::: Given data :::

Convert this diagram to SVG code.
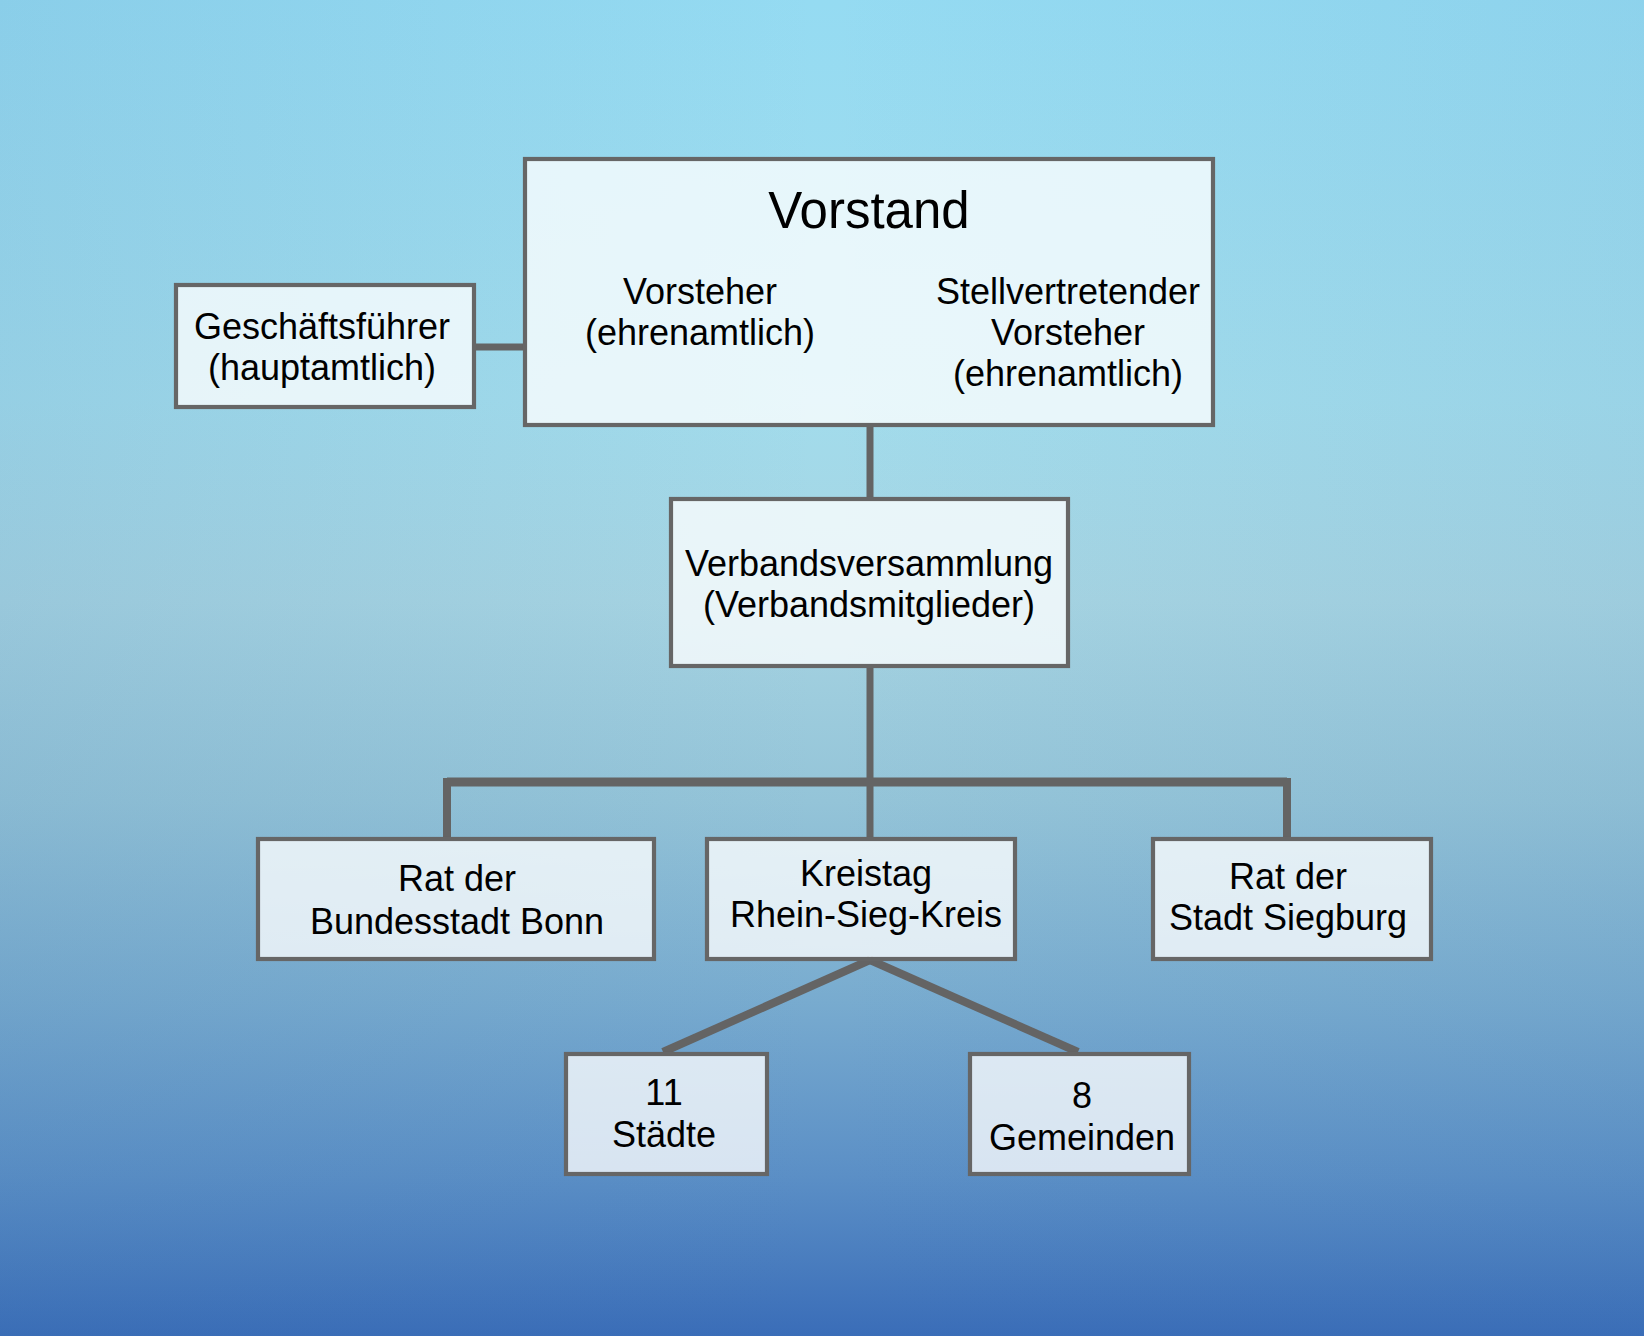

:::
::: Given data :::

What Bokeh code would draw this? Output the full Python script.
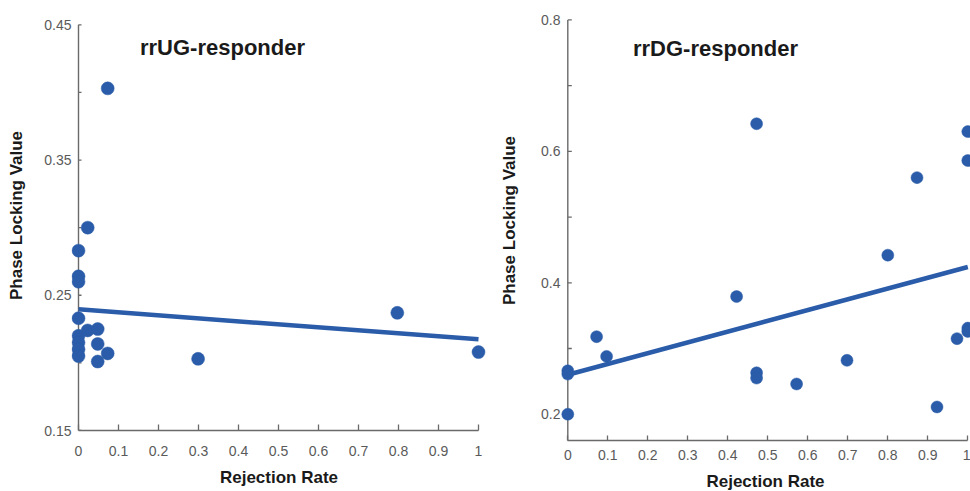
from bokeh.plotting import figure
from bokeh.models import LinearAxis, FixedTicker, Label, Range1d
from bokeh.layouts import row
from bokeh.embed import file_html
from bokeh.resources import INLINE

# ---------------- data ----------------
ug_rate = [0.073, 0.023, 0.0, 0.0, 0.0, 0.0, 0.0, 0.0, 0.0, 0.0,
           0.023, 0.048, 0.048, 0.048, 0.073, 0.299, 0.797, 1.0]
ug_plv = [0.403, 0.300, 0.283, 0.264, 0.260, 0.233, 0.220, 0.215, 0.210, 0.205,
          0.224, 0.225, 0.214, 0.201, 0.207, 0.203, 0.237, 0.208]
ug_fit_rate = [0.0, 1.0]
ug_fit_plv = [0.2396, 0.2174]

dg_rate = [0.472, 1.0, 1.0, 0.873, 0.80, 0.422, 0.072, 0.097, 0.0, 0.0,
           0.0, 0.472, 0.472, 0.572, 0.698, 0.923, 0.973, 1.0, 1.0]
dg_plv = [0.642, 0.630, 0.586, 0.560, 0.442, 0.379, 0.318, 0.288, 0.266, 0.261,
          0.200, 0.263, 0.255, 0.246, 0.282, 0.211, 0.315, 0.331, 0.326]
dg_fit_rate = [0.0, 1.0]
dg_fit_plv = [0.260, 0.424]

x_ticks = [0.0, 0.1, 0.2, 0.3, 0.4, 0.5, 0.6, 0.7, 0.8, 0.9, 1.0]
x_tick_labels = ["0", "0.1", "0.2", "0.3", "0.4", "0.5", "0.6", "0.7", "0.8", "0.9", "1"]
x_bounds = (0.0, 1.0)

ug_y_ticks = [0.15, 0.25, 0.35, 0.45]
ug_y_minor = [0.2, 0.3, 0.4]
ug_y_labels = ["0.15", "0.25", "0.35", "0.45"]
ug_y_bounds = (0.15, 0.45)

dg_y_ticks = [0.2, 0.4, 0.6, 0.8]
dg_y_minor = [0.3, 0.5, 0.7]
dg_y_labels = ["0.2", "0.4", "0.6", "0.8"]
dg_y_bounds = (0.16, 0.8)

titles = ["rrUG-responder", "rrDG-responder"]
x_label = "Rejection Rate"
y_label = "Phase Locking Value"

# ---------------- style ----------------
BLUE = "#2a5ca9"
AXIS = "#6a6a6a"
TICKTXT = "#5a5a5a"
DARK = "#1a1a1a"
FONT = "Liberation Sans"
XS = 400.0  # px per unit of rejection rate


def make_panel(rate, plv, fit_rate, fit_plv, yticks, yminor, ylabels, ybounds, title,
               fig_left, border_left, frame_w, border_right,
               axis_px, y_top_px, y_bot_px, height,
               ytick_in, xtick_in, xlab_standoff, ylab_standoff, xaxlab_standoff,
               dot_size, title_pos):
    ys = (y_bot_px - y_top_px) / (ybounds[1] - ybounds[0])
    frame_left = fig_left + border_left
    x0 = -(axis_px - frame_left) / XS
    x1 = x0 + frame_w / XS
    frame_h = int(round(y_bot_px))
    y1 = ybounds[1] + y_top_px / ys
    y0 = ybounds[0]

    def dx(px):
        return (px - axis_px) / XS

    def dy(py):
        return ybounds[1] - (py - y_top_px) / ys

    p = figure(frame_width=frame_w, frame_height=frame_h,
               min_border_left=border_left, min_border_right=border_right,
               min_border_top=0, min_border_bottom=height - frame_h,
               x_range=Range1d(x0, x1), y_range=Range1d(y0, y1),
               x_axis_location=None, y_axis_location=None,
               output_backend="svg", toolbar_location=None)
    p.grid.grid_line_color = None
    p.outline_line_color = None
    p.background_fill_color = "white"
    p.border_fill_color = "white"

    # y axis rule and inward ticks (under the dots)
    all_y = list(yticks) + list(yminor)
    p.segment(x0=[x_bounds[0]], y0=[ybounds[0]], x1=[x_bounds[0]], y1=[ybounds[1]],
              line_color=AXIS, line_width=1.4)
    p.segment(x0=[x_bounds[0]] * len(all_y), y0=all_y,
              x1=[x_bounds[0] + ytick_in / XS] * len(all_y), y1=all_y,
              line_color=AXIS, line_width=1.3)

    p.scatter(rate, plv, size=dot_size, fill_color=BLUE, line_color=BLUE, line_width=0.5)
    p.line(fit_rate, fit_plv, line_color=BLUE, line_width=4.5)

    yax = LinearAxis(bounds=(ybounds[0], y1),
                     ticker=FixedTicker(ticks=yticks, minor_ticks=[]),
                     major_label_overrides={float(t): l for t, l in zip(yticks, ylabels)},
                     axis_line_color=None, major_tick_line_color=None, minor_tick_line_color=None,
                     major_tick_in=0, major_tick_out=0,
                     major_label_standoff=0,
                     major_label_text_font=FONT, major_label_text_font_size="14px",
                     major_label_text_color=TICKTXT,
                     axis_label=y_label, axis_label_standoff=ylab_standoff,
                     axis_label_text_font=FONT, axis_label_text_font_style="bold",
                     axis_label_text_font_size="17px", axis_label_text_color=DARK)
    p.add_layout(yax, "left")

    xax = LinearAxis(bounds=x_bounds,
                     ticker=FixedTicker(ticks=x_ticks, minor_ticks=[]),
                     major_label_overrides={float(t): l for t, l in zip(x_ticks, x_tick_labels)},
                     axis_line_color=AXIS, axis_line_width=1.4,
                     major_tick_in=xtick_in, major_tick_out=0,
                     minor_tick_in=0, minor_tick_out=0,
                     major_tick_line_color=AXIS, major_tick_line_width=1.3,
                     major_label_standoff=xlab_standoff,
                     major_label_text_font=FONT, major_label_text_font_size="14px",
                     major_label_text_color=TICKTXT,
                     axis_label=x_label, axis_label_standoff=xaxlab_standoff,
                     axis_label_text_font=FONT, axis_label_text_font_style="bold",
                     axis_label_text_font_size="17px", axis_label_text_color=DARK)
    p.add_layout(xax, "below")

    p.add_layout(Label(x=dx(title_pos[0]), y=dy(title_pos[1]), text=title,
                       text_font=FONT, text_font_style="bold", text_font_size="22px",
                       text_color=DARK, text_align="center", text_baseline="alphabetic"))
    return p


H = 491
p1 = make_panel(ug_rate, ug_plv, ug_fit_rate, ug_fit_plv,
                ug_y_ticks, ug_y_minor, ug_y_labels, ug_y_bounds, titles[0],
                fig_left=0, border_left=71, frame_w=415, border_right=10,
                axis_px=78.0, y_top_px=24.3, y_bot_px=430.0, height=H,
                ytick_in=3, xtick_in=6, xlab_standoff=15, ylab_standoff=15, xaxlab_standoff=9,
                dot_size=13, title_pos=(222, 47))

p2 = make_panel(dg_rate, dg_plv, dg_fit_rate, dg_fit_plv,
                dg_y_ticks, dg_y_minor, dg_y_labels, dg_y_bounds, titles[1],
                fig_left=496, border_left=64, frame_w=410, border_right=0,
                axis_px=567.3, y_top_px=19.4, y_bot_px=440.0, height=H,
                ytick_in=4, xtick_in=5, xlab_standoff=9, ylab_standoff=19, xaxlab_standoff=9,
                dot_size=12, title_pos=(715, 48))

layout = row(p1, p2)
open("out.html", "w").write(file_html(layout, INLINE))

:::

* Work instructions *
In the listing above, find the line with "What Bokeh code" and the line with "ug_fit_plv = [0.2396, 0.2174]". Set down exactly those lines and everything between them, skipping pictures.

* Response to this task *
What Bokeh code would draw this? Output the full Python script.
from bokeh.plotting import figure
from bokeh.models import LinearAxis, FixedTicker, Label, Range1d
from bokeh.layouts import row
from bokeh.embed import file_html
from bokeh.resources import INLINE

# ---------------- data ----------------
ug_rate = [0.073, 0.023, 0.0, 0.0, 0.0, 0.0, 0.0, 0.0, 0.0, 0.0,
           0.023, 0.048, 0.048, 0.048, 0.073, 0.299, 0.797, 1.0]
ug_plv = [0.403, 0.300, 0.283, 0.264, 0.260, 0.233, 0.220, 0.215, 0.210, 0.205,
          0.224, 0.225, 0.214, 0.201, 0.207, 0.203, 0.237, 0.208]
ug_fit_rate = [0.0, 1.0]
ug_fit_plv = [0.2396, 0.2174]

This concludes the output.